When a Louisiana couple decides to part ways, one of the pressing questions is, “Who gets the family cabin?”
This decision becomes particularly important in high-asset divorces where emotions often run high.
Community property principle
In the Pelican State, community property rules the roost. All property acquired during the marriage is typically community property, jointly owned by both spouses. However, this does not mean a 50-50 split. The courts strive for equitable, rather than equal, distribution. The goal is fairness, considering factors like financial contributions, homemaking efforts and the economic circumstances of each spouse.
The use of the family cabin during the marriage can play a role in determining its fate. If one spouse resided in the cabin after the separation, it may impact the court’s decision. The court may consider who contributed to the upkeep and maintenance during this time.

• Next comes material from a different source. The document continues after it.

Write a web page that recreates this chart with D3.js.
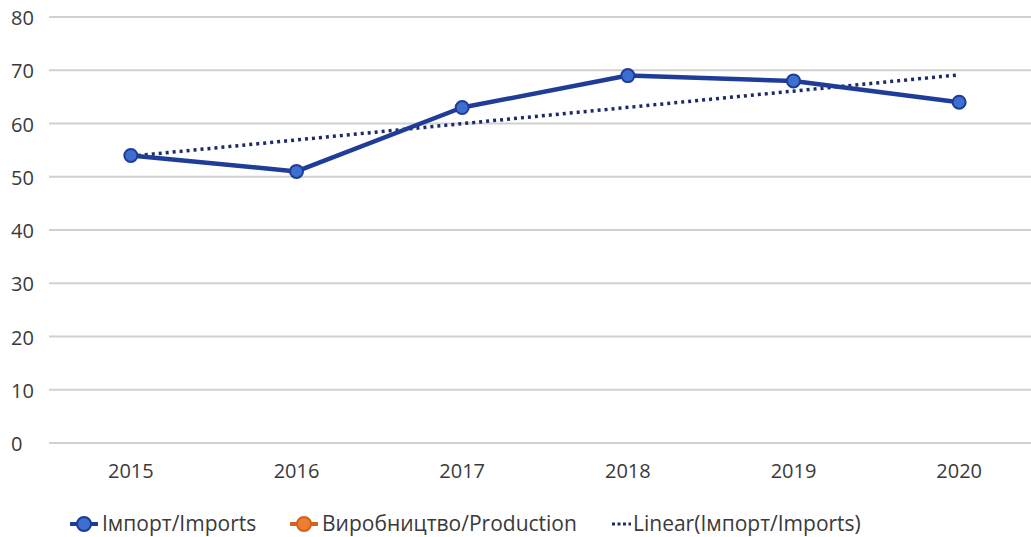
<!DOCTYPE html>
<html>
<head>
<meta charset="utf-8">
<script src="https://cdn.jsdelivr.net/npm/d3@7"></script>
<style>
  html, body { margin: 0; padding: 0; background: #fff; }
  svg text { font-family: "Open Sans", "DejaVu Sans", sans-serif; fill: #3a3a3a; }
</style>
</head>
<body>
<div id="chart"></div>
<script>
// chart data
const years = ['2015', '2016', '2017', '2018', '2019', '2020'];
const imports = [54, 51, 63, 69, 68, 64];
const yTicks = [0, 10, 20, 30, 40, 50, 60, 70, 80];
const legendLabels = ['Імпорт/Imports', 'Виробництво/Production', 'Linear(Імпорт/Imports)'];

const width = 1031;
const height = 537;

const svg = d3.select('#chart')
  .append('svg')
  .attr('width', width)
  .attr('height', height);

// scales
const x = d3.scaleBand()
  .domain(years)
  .range([48, 1042]);

const y = d3.scaleLinear()
  .domain([0, 80])
  .range([443, 17]);

const cx = d => x(d) + x.bandwidth() / 2;

// grid lines
svg.append('g')
  .selectAll('line')
  .data(yTicks)
  .enter()
  .append('line')
  .attr('x1', 49)
  .attr('x2', width)
  .attr('y1', d => y(d))
  .attr('y2', d => y(d))
  .attr('stroke', '#d0d0d0')
  .attr('stroke-width', 2);

// y axis labels (left aligned, as in the source)
const yAxis = svg.append('g')
  .attr('transform', 'translate(11,0)')
  .call(d3.axisLeft(y).tickValues(yTicks).tickSize(0).tickPadding(0));
yAxis.select('.domain').remove();
yAxis.selectAll('text')
  .attr('text-anchor', 'start')
  .attr('dy', '0.38em')
  .style('font-size', '20px')
  .attr('fill', '#3a3a3a');

// x axis labels
const xAxis = svg.append('g')
  .attr('transform', 'translate(0,460)')
  .call(d3.axisBottom(x).tickSize(0).tickPadding(4));
xAxis.select('.domain').remove();
xAxis.selectAll('text')
  .style('font-size', '20px')
  .attr('fill', '#3a3a3a');

// linear trend (least squares on imports)
const idx = imports.map((v, i) => i);
const mx = d3.mean(idx);
const my = d3.mean(imports);
const slope = d3.sum(idx, i => (i - mx) * (imports[i] - my)) / d3.sum(idx, i => (i - mx) * (i - mx));
const intercept = my - slope * mx;

const trend = [0, years.length - 1].map(i => ({ year: years[i], value: intercept + slope * i }));

svg.append('path')
  .datum(trend)
  .attr('fill', 'none')
  .attr('stroke', '#1c2a6b')
  .attr('stroke-width', 3.5)
  .attr('stroke-dasharray', '3,4')
  .attr('d', d3.line().x(d => cx(d.year)).y(d => y(d.value)));

// imports line
const lineData = years.map((yr, i) => ({ year: yr, value: imports[i] }));

svg.append('path')
  .datum(lineData)
  .attr('fill', 'none')
  .attr('stroke', '#1f3c98')
  .attr('stroke-width', 4.5)
  .attr('stroke-linejoin', 'round')
  .attr('d', d3.line().x(d => cx(d.year)).y(d => y(d.value)));

svg.append('g')
  .selectAll('circle')
  .data(lineData)
  .enter()
  .append('circle')
  .attr('cx', d => cx(d.year))
  .attr('cy', d => y(d.value))
  .attr('r', 6.5)
  .attr('fill', '#3d6fd0')
  .attr('stroke', '#1f3c98')
  .attr('stroke-width', 2);

// legend
const legend = svg.append('g').attr('transform', 'translate(0,524)');

const legendItems = [
  { x: 70, type: 'marker', color: '#3d6fd0', stroke: '#1f3c98' },
  { x: 290, type: 'marker', color: '#ed7d31', stroke: '#d0641e' },
  { x: 611, type: 'dots', color: '#1c2a6b' }
];

legendItems.forEach((item, i) => {
  const g = legend.append('g').attr('transform', `translate(${item.x},0)`);
  if (item.type === 'marker') {
    g.append('line')
      .attr('x1', 0).attr('x2', 28)
      .attr('y1', 0).attr('y2', 0)
      .attr('stroke', item.stroke)
      .attr('stroke-width', 4);
    g.append('circle')
      .attr('cx', 14).attr('cy', 0).attr('r', 7)
      .attr('fill', item.color)
      .attr('stroke', item.stroke)
      .attr('stroke-width', 2);
  } else {
    g.append('line')
      .attr('x1', 1).attr('x2', 20)
      .attr('y1', 0).attr('y2', 0)
      .attr('stroke', item.color)
      .attr('stroke-width', 3)
      .attr('stroke-dasharray', '3,2.5');
  }
  g.append('text')
    .attr('x', item.type === 'marker' ? 32 : 22)
    .attr('y', 0)
    .attr('dy', '0.35em')
    .style('font-size', '21px')
    .text(legendLabels[i]);
});
</script>
</body>
</html>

The court evaluates each spouse’s financial capacity to maintain the family cabin. This includes considerations such as income, debts and other financial responsibilities. The goal is to ensure that the spouse awarded the cabin can afford to maintain it without facing undue hardship.
Mediation as an alternative
For couples seeking an amicable resolution, mediation is an option. Through this process, both spouses can negotiate and reach a mutually agreeable decision regarding the family cabin. This approach can offer more flexibility and control over the outcome.
Even with a low divorce rate of 2.2 divorces per 1,000 population in 2021, the dissolution of a marriage is still often the best alternative. While dividing assets can be challenging, understanding the nuances of the process can help both parties face the situation with clarity and composure.